Time-dependent topological systems: A study of the Bott index

TL;DR

This paper demonstrates that the Bott index and Chern number remain constant over time for large, time-dependent quantum systems, including during ramps and periodic perturbations, extending their applicability.

Contribution

It establishes the time-invariance of the Bott index and Chern number in large, time-dependent systems, including under ramps and periodic perturbations.

Findings

Bott index remains constant over time in large systems.

Chern number is invariant during time evolution.
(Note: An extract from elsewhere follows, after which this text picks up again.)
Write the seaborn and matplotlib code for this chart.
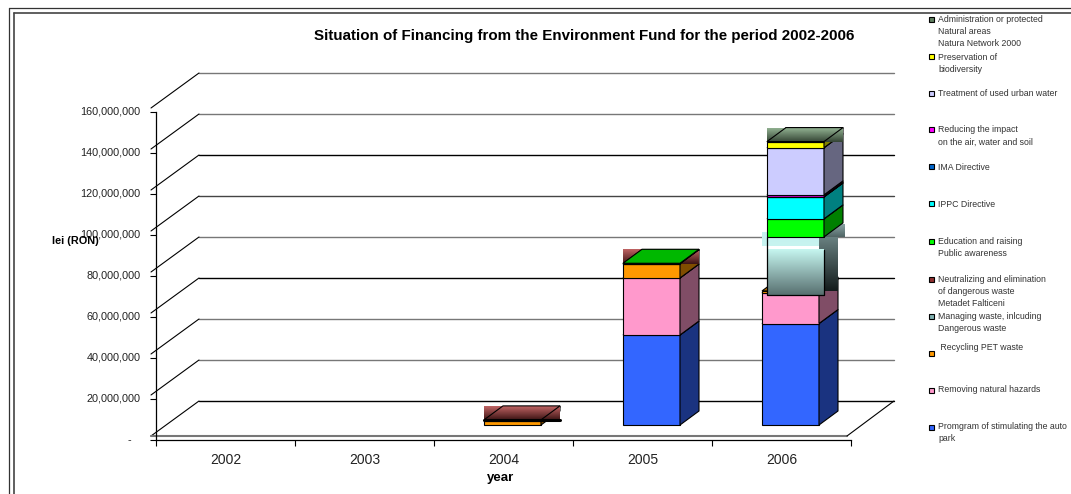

Results apply to systems with time-dependent Hamiltonians.

Abstract

The Bott index is an index that discerns among pairs of unitary matrices that can or cannot be approximated by a pair of commuting unitary matrices. It has been successfully employed to describe the approximate integer quantization of the transverse conductance of a system described by a short-range, bounded and spectrally gapped Hamiltonian on a finite two dimensional lattice on a torus and to describe the invariant of the Bernevig- Hughes-Zhang model even with disorder. This paper shows the constancy in time of the Bott index and the Chern number related to the time-evolved Fermi projection of a thermodynamically large system described by a short-range and time-dependent Hamiltonian that is initially gapped. The general situation of a ramp of a time-dependent perturbation is considered, a section is dedicated to time-periodic perturbations.